Let me introduce our guests...

...V8 is the high-performance javascript engine Google developed for their web browser Chrome. One of the reasons why V8 seems to outperform other engines is it compiles javascript to native machine code (currently just for x86 and ARM) instead of interpreting it. V8 is written in C++ and is distributed under BSD license.

...Sun's Java Virtual Machine, codenamed hotspot, which was released some time ago as part of OpenJDK, among other things, provides a Just-in-Time (JIT) java bytecode compiler which on the fly "translates" bytecode fragments into machine code. Hotspot is written in C++ and is distributed under GPL license.

A couple of days ago I was tinkering with V8's code, concretely with the x86 machine code generation stuff, and I came across a surprising copyright note in file assembler-ia32.h:

// Copyright (c) 1994-2006 Sun Microsystems Inc.
// All Rights Reserved.

Yes, it is Sun's copyright note! And it can be also found in other files: assembler-ia32.cc, assembler.cc, assembler.h, assembler-arm.h, etc.

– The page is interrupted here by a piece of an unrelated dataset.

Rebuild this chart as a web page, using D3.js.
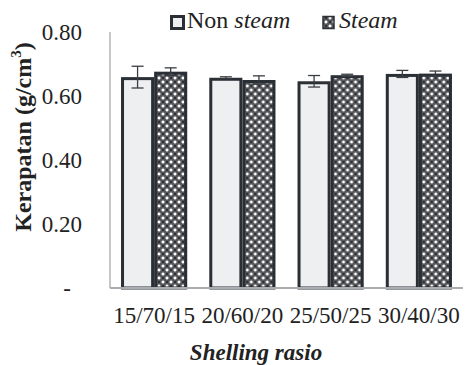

After that copyright note, you can find the BSD license, and after, this comment:

// The original source code covered by the above license above has been
// modified significantly by Google Inc.
// Copyright 2006-2008 the V8 project authors. All rights reserved.

I immediately googled around to find out something more on that, and I found someone who already noticed it, although he didn't go any further from the discovery thing.

Intrigued for it, I searched which piece of software from Sun Google took the original files from, and I reached to OpenJDK: if you carefully examine files assembler-ia32.h from V8 and assembler_x86_32.hpp from OpenJDK you'll notice how similar they are.

But I found it strange that V8's supposedly derived code, released under BSD license, had been initially taken from Sun's JVM which is distributed under GPL, as Google would be violating the license. Also, hotspot lacks ARM support while V8's ARM assembler files do have Sun's copyright note.

After taking some history lessons I found the actual nexus between V8 and Sun: Lars Bak, V8 tech leader, is a former employee of Sun where he worked in StrongTalk, Self, Hotspot and in...

...Monty VM which powers CLDC, (Sun's high performance Java ME implementation) and supports x86 and ARM architectures. It was open sourced as part of phoneMe under GPL license.

BINGO!

Although I still have no answer for the licensing thing (perhaps Sun licensed some parts of MontyVM to Google under BSD?), I think the origin of V8 Sun-copyrighted files is MontyVM JIT compiler.

Maybe I am right, maybe not, who cares, but this "investigation" has granted me interesting background on where the concepts implemented in V8 come from and hopefully will help me understand V8's design decissions as I digg deeper and deeper in its code :-)


UPDATE:
I found a more feasible origin for Sun's copyrighted stuff: StrongTalk VM (open sourced by Sun, now hosted at google code); I think this is the actual origin because:
    has the suspect file.
    Lars Bak was part of its development team.
    it is distributed under BSD license.